La classe disagiata è dunque un coacervo di donne e uomini nati fra il 1970 ed il 1999 decisi a rimandare l’età adulta accumulando lauree triennali, master, esperienze artistiche di vario genere, viaggi all’estero, tirocini gratuiti e lavori temporanei o poco gratificanti, in attesa che le promesse vengano finalmente mantenute; è una categoria costituita da vittime di una strana “disforia di classe” che li porta a vivere al di sopra dei loro mezzi per ostentare uno stile di vita che attesti la loro appartenenza alla borghesia.

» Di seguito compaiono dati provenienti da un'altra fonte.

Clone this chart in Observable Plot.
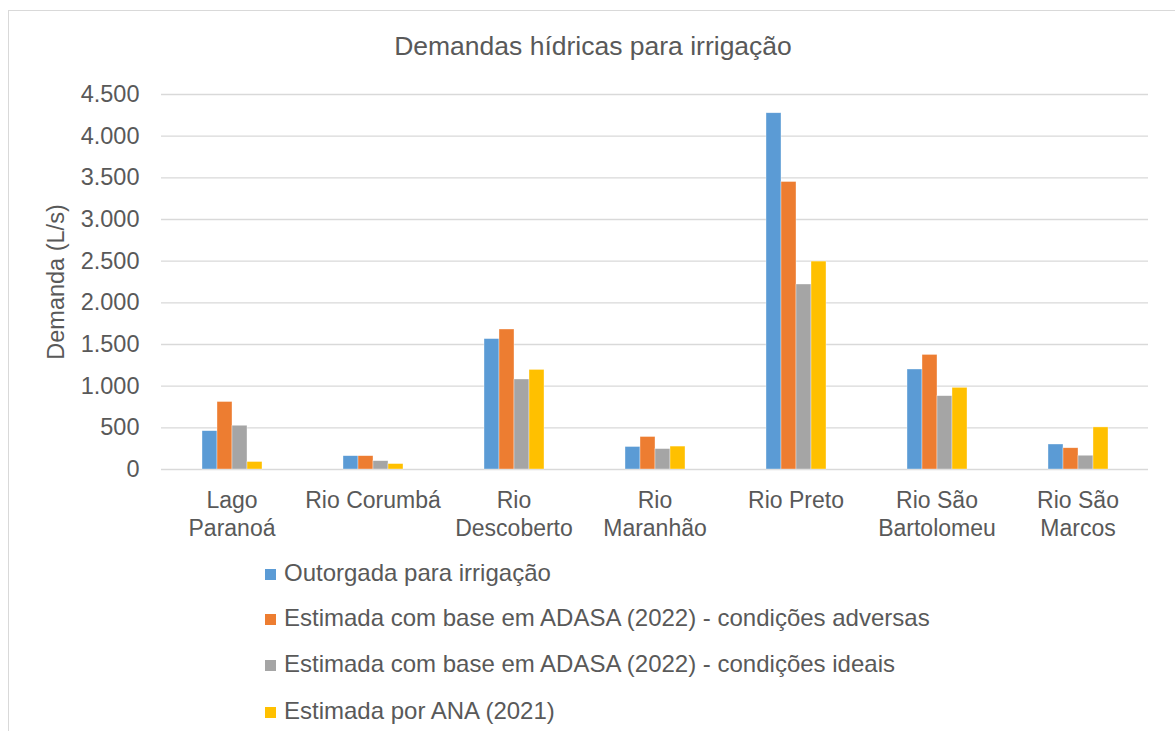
<!DOCTYPE html>
<html>
<head>
<meta charset="utf-8">
<script src="https://cdn.jsdelivr.net/npm/d3@7"></script>
<script src="https://cdn.jsdelivr.net/npm/@observablehq/plot@0.6"></script>
<style>
  body { margin: 0; background: #fff; font-family: "Liberation Sans", Arial, sans-serif; }
  #wrap { position: relative; width: 1175px; height: 731px; overflow: hidden; }
  #frame { position: absolute; left: 8px; top: 10px; width: 1200px; height: 800px; border-left: 1.5px solid #d9d9d9; border-top: 1.5px solid #d9d9d9; }
  #title { position: absolute; left: 393px; width: 400px; top: 30px; text-align: center; font-size: 26.5px; line-height: 32px; color: #595959; white-space: nowrap; }
  #ylabel { position: absolute; left: 56px; top: 282px; transform: translate(-50%, -50%) rotate(-90deg); font-size: 23.5px; color: #595959; white-space: nowrap; }
  #chart { position: absolute; left: 0; top: 0; }
  #legend { position: absolute; left: 265px; top: 0; }
  .item { position: absolute; left: 0; white-space: nowrap; font-size: 24px; line-height: 28px; color: #595959; }
  .sw { display: inline-block; width: 11px; height: 11px; margin-right: 8px; vertical-align: 1px; }
</style>
</head>
<body>
<div id="wrap">
  <div id="frame"></div>
  <div id="chart"></div>
  <div id="title"></div>
  <div id="ylabel"></div>
  <div id="legend"></div>
</div>
<script>
const title = "Demandas hídricas para irrigação";
const yLabel = "Demanda (L/s)";
const categories = ["Lago Paranoá", "Rio Corumbá", "Rio Descoberto", "Rio Maranhão", "Rio Preto", "Rio São Bartolomeu", "Rio São Marcos"];
const categoryLabels = ["Lago\nParanoá", "Rio Corumbá", "Rio\nDescoberto", "Rio\nMaranhão", "Rio Preto", "Rio São\nBartolomeu", "Rio São\nMarcos"];
const seriesNames = [
  "Outorgada para irrigação",
  "Estimada com base em ADASA (2022) - condições adversas",
  "Estimada com base em ADASA (2022) - condições ideais",
  "Estimada por ANA (2021)"
];
const seriesColors = ["#5B9BD5", "#ED7D31", "#A5A5A5", "#FFC000"];
const outorgada = [460, 160, 1565, 270, 4275, 1200, 300];
const adversas  = [810, 160, 1680, 390, 3450, 1375, 255];
const ideais    = [525, 100, 1080, 245, 2220, 880, 165];
const ana       = [90, 65, 1195, 275, 2495, 980, 505];
const yTicks = [0, 500, 1000, 1500, 2000, 2500, 3000, 3500, 4000, 4500];

const seriesValues = [outorgada, adversas, ideais, ana];
const data = [];
categories.forEach((c, i) => {
  seriesNames.forEach((s, j) => data.push({cat: c, series: s, value: seriesValues[j][i]}));
});
const labelOf = new Map(categories.map((c, i) => [c, categoryLabels[i]]));
const fmt = d => d3.format(",")(d).replace(/,/g, ".");

const plot = Plot.plot({
  width: 1175,
  height: 560,
  marginLeft: 158,
  marginRight: 25,
  marginTop: 94,
  marginBottom: 91,
  style: {fontFamily: "'Liberation Sans', Arial, sans-serif", color: "#595959", background: "transparent"},
  fx: {domain: categories, padding: 0},
  x: {domain: seriesNames, paddingInner: 0, paddingOuter: 2.51, axis: null},
  y: {domain: [0, 4500], axis: null},
  color: {domain: seriesNames, range: seriesColors},
  marks: [
    Plot.gridY(yTicks, {stroke: "#d9d9d9", strokeOpacity: 1, strokeWidth: 1.4}),
    Plot.barY(data, {fx: "cat", x: "series", y: "value", fill: "series", stroke: "#ffffff", strokeOpacity: 0.6, strokeWidth: 0.6, inset: 0}),
    Plot.axisY(yTicks, {tickSize: 0, tickPadding: 22, tickFormat: fmt, fontSize: 23.5, fill: "#595959", label: null}),
    Plot.axisFx({anchor: "bottom", tickSize: 0, tickPadding: 19, tickFormat: d => labelOf.get(d), fontSize: 23, lineHeight: 1.22, fill: "#595959", label: null})
  ]
});
document.getElementById("chart").appendChild(plot);
document.getElementById("title").textContent = title;
document.getElementById("ylabel").textContent = yLabel;

const legend = document.getElementById("legend");
const centers = [573, 618, 664, 711];
seriesNames.forEach((s, i) => {
  const d = document.createElement("div");
  d.className = "item";
  d.style.top = (centers[i] - 14) + "px";
  const sw = document.createElement("span");
  sw.className = "sw";
  sw.style.background = seriesColors[i];
  d.appendChild(sw);
  d.appendChild(document.createTextNode(s));
  legend.appendChild(d);
});
</script>
</body>
</html>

Si tratta di un ceto rovinato dalla mancata redistribuzione della ricchezza, cosa che provoca pure la disuguaglianza all’interno della stessa fascia d’età (soprattutto tra i 18 ed i 24 anni), e che non ha abbastanza soldi e abbastanza prospettive per consumare ed alimentare la produzione; è una classe disagiata “troppo ricca per rinunciare alle proprie aspirazioni, ma troppo povera per realizzarle”, conclude Ventura.